No. 1,619 | Ind. Ct. App. | Jan 10, 1896

Lotz, J.

The appellant sued the appellee in three, paragraphs of complaint. The first being on an account for work and labor done. The second declared on a special contract alleged to have been entered into between the plaintiff and the defendant for the drilling of a water well on the defendant’s premises; it being stipulated that the plaintiff should find an adequate supply of water, and that the defendant should pay the plaintiff $1.00 per foot through soil, and $1.50 through rock, and board the plaintiff and his help and horses while the well was being drilled; that in pursuance to the contract the plaintiff entered upon the defendant’s premises and drilled the well one hundred and fifty feet deep, being forty feet through soil and one hundred and ten feet through rock; that before he reached or found *144water, the defendant placed obstructions in the well which could not be removed, and thereby prevented the plaintiff from completing the well, and he was compelled to abandon the same, to his damage in the sum of $200.00.

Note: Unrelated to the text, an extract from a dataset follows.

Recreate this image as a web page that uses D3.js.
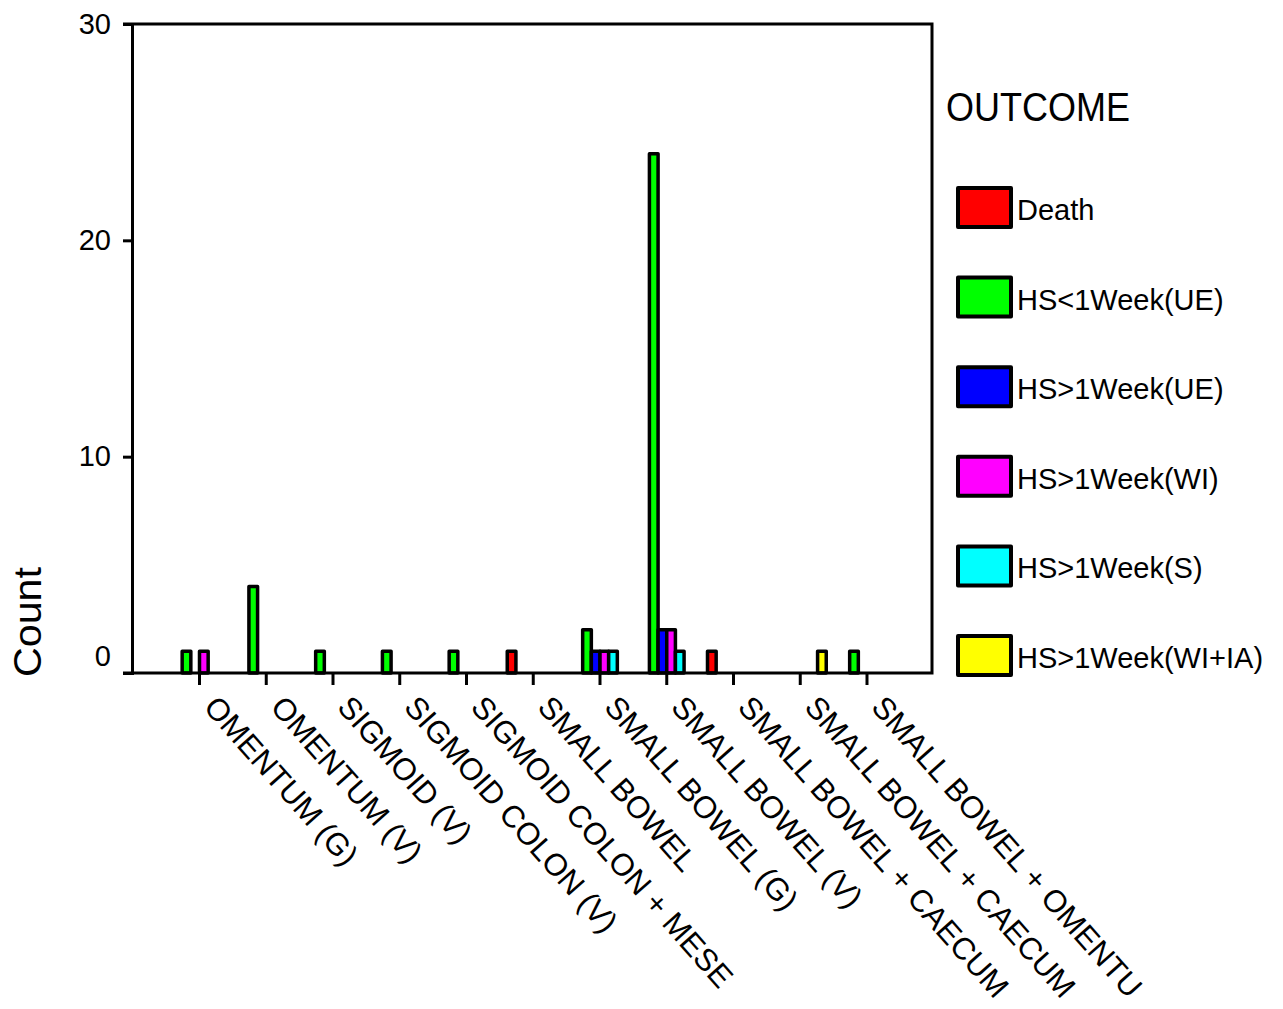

The third paragraph contains nearly the same averments as the second with the exception that it is alleged that some person unknown to plaintiff, placed obstructions in the well and he was compelled to abandon it. It is further averred that the plaintiff then selected a new site and commenced to drill another well in conformity to the contract; that the defendant then objected to the plaintiff drilling the second well at that time, and solicited the plaintiff to discontinue the work until the following year, to which the plaintiff consented; that in the following year the plaintiff was ready and willing to drill the well as required by the contract, when the defendant refused to permit him to do so and ordered him to keep off his premises. It is further averred that if plaintiff had been permitted to drill the well he could and would have complied with the contract and furnished an adequate supply of water; and that by the defendant’s refusal and breach of the contract, plaintiff was damaged in the sum of $200.00.

The defendant answered the general denial, settlement, and filed paragraph of counterclaim.

The cause was submitted to a jury for trial and at the conclusion of the evidence, the court on its own motion instructed the jury to return a verdict for the defendant. Complaint is made of this action of the court. That the appellant and appellee did enter into a contract for drilling the well at the price per foot as alleged in the complaint, and that the appellant did enter upon the work and drilled a well to a depth of *145one hundred and fifty feet, and that some one placed obstructions in the well so that the appellant was compelled to .abandon the well, and that he then made arrangements to drill another well, and that after-wards the appellee forbade the appellant to come upon his premises, were the facts established by the undisputed evidence. The appellant also gave evidence which tended to prove that he could have furnished an adequate supply of water at a depth not greater than two hundred feet, and that he would have made a substantial profit on the contract had he been permitted to complete the well.

There was also evidence given from which the jury might have drawn the inference that the appellee placed the obstructions in the well. The evidence upon the issue of settlement and of the counterclaim was conflicting.

The court in a proper case undoubtedly has the right to direct the verdict, but it is only when the evidence upon the material questions is undisputed, and only one legitimate inference can be drawn therefrom. If there be any evidence whatever having legal weight, or any legitimate inference from the evidence tending to support the plaintiff’s right to recover, the question must he left to the jury. The court in this case should not have directed a verdict for the defendant, unless a demurrer could have been-properly sustained to the evidence. Elliott Gen. Prac., section 887.

There being some evidence tending to show that the appellant could have furnished an adequate supply of water, and that the appellee prevented him from complying with the contract, and if the jury had so found, the appellant would have been entitled to recover if not *146on. the contract at least upon the first paragraph of complaint for work and labor done.

Filed January 10, 1896.

Judgment reversed, with instructions to sustain the motion for a new trial.